Wal-Mart announced today that it’s dropped its bid to open its own line of banks. Citing “manufactured controversy” the retail monolith’s spokespeople denied attempts to impose yet another facet of control over a nation which is already arguably far too Wallified for its own good, instead all but blaming the Librul Medya for their problems.
Ever notice how, when skullduggery and unethical behavor get exposed, it’s somehow the fault of those who shine a light into the nest of cockroaches? Well, Wal-Mart won’t be opening a bank, at least not this year, and it’s pouting as only an underrepresented, powerless, helpless and dirt-poor US megacorporation can.
I’m going to wax elitist in the next graf, so be warned. Feel free to skip ahead if you want.
Considering the caliber of clientele Wal-Mart usually draws, one has to wonder what the hell the company thought it would accomplish. We’re talking people who have trouble with simple one-variable algebra, for non-god’s sake, whose account balances are always three figures if you include the stuff to the right of the decimal, whose checks are generally not merely rubber but actually Flubber. And Wal-Mart thought it could make a viable financial gain from this kind of customer base?
Sneering arrogance aside, though, you have to admit the idea is damned clever. Think about it. All they’d have to do is issue any accountholder a purchase card that links to their bank balance, and can be used at any Wal-Mart checkstand just like a debit card — with, possibly, an option to automatically issue credit overage at an industry-standard APR for predatory lenders, say a nice even 25%. That bulk box of Ding-Dongs doesn’t seem like such a bargain any more, does it?
And, of course, Wal-Mart wouldn’t stop at merely being a savings/checking/moneylender — it would also control mortgages and more.
Wal-Mart can offer future services including mortgages, consumer loans, home equity loans, investment and insurance products and any other type of service or product that the company might develop.

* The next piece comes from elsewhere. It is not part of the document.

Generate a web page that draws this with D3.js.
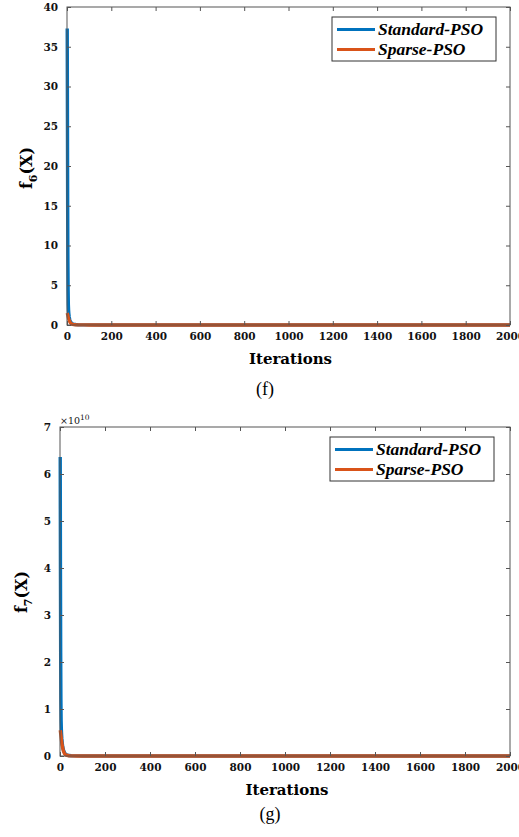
<!DOCTYPE html>
<html>
<head>
<meta charset="utf-8">
<script src="https://cdn.jsdelivr.net/npm/d3@7"></script>
<style>
  body { margin: 0; background: #fff; }
  svg { display: block; }
</style>
</head>
<body>
<div id="vis"></div>
<script>
// iterations at which the convergence curves are sampled
var iters = [1,2,3,4,5,6,7,8,10,12,15,20,25,30,40,50,75,100,150,200,300,500,750,1000,1500,2000];

// panel (f)
var f6Standard = [37.3,26,15,8,4.5,2.6,1.9,1.5,1.0,0.7,0.45,0.25,0.15,0.1,0.06,0.04,0.02,0.012,0.008,0.005,0.003,0.002,0.0015,0.001,0.001,0.001];
var f6Sparse   = [1.5,1.4,1.3,1.2,1.05,0.95,0.85,0.75,0.6,0.45,0.3,0.15,0.08,0.05,0.03,0.02,0.01,0.006,0.004,0.003,0.002,0.001,0.001,0.0005,0.0005,0.0005];

// panel (g), values in units of 1e10
var f7Standard = [6.36,4.0,2.2,1.2,0.75,0.56,0.46,0.38,0.28,0.2,0.13,0.07,0.04,0.025,0.01,0.005,0.002,0.001,0.001,0.001,0.001,0.001,0.001,0.001,0.001,0.001];
var f7Sparse   = [0.55,0.52,0.48,0.44,0.4,0.36,0.32,0.28,0.22,0.17,0.11,0.05,0.025,0.015,0.006,0.003,0.001,0.001,0.001,0.001,0.001,0.001,0.001,0.001,0.001,0.001];

var xTicks = [0,200,400,600,800,1000,1200,1400,1600,1800,2000];
var f6Ticks = [0,5,10,15,20,25,30,35,40];
var f7Ticks = [0,1,2,3,4,5,6,7];
var seriesNames = ["Standard-PSO", "Sparse-PSO"];
var colors = ["#0072bd", "#d95319"];

var W = 519, H = 837;
var svg = d3.select("#vis").append("svg").attr("width", W).attr("height", H);

var tickFont = "'DejaVu Serif', serif";
var fmt = d3.format("d");

function drawPanel(cfg) {
  var g = svg.append("g");
  var x = d3.scaleLinear().domain([0, 2000]).range([cfg.left, cfg.right]);
  var y = d3.scaleLinear().domain([0, cfg.yMax]).range([cfg.bottom, cfg.top]);

  var line = d3.line().x(function(d) { return x(d[0]); }).y(function(d) { return y(d[1]); });

  // curves, standard first so sparse sits on top
  [cfg.standard, cfg.sparse].forEach(function(vals, k) {
    g.append("path")
      .datum(iters.map(function(it, i) { return [it, vals[i]]; }))
      .attr("d", line)
      .attr("fill", "none")
      .attr("stroke", colors[k])
      .attr("stroke-width", 3.4)
      .attr("stroke-linejoin", "round");
  });

  var styleAxis = function(sel, labels) {
    sel.select(".domain").remove();
    sel.selectAll(".tick line").attr("stroke", "#555");
    sel.selectAll(".tick text")
      .attr("font-family", tickFont)
      .attr("font-weight", "bold")
      .attr("font-size", 10.5)
      .attr("fill", "#111");
    if (!labels) sel.selectAll(".tick text").remove();
  };

  g.append("g").attr("transform", "translate(0," + cfg.bottom + ")")
    .call(d3.axisBottom(x).tickValues(xTicks).tickFormat(fmt).tickSize(-4).tickPadding(8))
    .call(styleAxis, true);
  g.append("g").attr("transform", "translate(0," + cfg.top + ")")
    .call(d3.axisTop(x).tickValues(xTicks).tickSize(-4))
    .call(styleAxis, false);
  g.append("g").attr("transform", "translate(" + cfg.left + ",0)")
    .call(d3.axisLeft(y).tickValues(cfg.yTicks).tickFormat(fmt).tickSize(-4).tickPadding(9))
    .call(styleAxis, true);
  g.append("g").attr("transform", "translate(" + cfg.right + ",0)")
    .call(d3.axisRight(y).tickValues(cfg.yTicks).tickSize(-4))
    .call(styleAxis, false);

  // axes box
  g.append("rect")
    .attr("x", cfg.left).attr("y", cfg.top)
    .attr("width", cfg.right - cfg.left).attr("height", cfg.bottom - cfg.top)
    .attr("fill", "none").attr("stroke", "#555").attr("stroke-width", 1);

  // x label
  g.append("text")
    .attr("x", (cfg.left + cfg.right) / 2 + 2).attr("y", cfg.bottom + 39)
    .attr("text-anchor", "middle")
    .attr("font-family", tickFont).attr("font-weight", "bold").attr("font-size", 15)
    .text("Iterations");

  // y label
  var yl = g.append("text")
    .attr("transform", "translate(" + cfg.yLabelX + "," + cfg.yLabelY + ") rotate(-90)")
    .attr("text-anchor", "middle")
    .attr("font-family", tickFont).attr("font-weight", "bold").attr("font-size", 16);
  yl.append("tspan").text("f");
  yl.append("tspan").attr("dy", 5).attr("font-size", 11).text(cfg.sub);
  yl.append("tspan").attr("dy", -5).text("(X)");

  // exponent
  if (cfg.exponent) {
    var ex = g.append("text")
      .attr("x", cfg.left).attr("y", cfg.top - 3)
      .attr("font-family", tickFont).attr("font-size", 9.5).attr("fill", "#111");
    ex.append("tspan").text("×10");
    ex.append("tspan").attr("dy", -4).attr("font-size", 7.5).text(cfg.exponent);
  }

  // legend
  var lg = g.append("g");
  lg.append("rect")
    .attr("x", cfg.legX).attr("y", cfg.legY)
    .attr("width", 164).attr("height", 44)
    .attr("fill", "#fff").attr("stroke", "#333").attr("stroke-width", 1);
  seriesNames.forEach(function(name, k) {
    var cy = cfg.legY + 12.5 + k * 20;
    lg.append("line")
      .attr("x1", cfg.legX + 5).attr("x2", cfg.legX + 43)
      .attr("y1", cy).attr("y2", cy)
      .attr("stroke", colors[k]).attr("stroke-width", 3.2);
    lg.append("text")
      .attr("x", cfg.legX + 46).attr("y", cy + 5.5)
      .attr("font-family", "'Liberation Serif', serif")
      .attr("font-weight", "bold").attr("font-style", "italic")
      .attr("font-size", 17.5)
      .text(name);
  });

  // caption
  svg.append("text")
    .attr("x", cfg.capX).attr("y", cfg.capY)
    .attr("text-anchor", "middle")
    .attr("font-family", "'Liberation Serif', serif").attr("font-size", 18)
    .text(cfg.caption);
}

drawPanel({
  left: 67, right: 510, top: 7, bottom: 325,
  yMax: 40, yTicks: f6Ticks,
  standard: f6Standard, sparse: f6Sparse,
  sub: "6", yLabelX: 32, yLabelY: 168,
  legX: 332, legY: 17,
  caption: "(f)", capX: 265, capY: 395
});

drawPanel({
  left: 60, right: 510, top: 427, bottom: 756,
  yMax: 7, yTicks: f7Ticks,
  standard: f7Standard, sparse: f7Sparse,
  sub: "7", yLabelX: 27, yLabelY: 592,
  exponent: "10",
  legX: 330, legY: 437,
  caption: "(g)", capX: 270, capY: 820
});
</script>
</body>
</html>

Imagine that. Not only do you shop there, you bank there, you pay them your mortgage and you work there. This transcends creepy and actually becomes a lot more like a truck system — the nineteenth-century habit that some employers had of requiring employees to live in company housing and buy all their goods from the company store. (It’s still going on today, as it happens.)
And you know — you just know — that millions of people would happily queue up for their indenture to Sam Walton’s dreadful legacy.
The danger hasn’t passed, though; Home Depot — another massive chain whose stores resemble aircraft hangars more than retail outlets — is getting ready to acquire an industrial loan business.
I guess what that means is your next Wal-Mart store will be financed by Home Depot.
Am I the only one made intensely uncomfortable at that idea?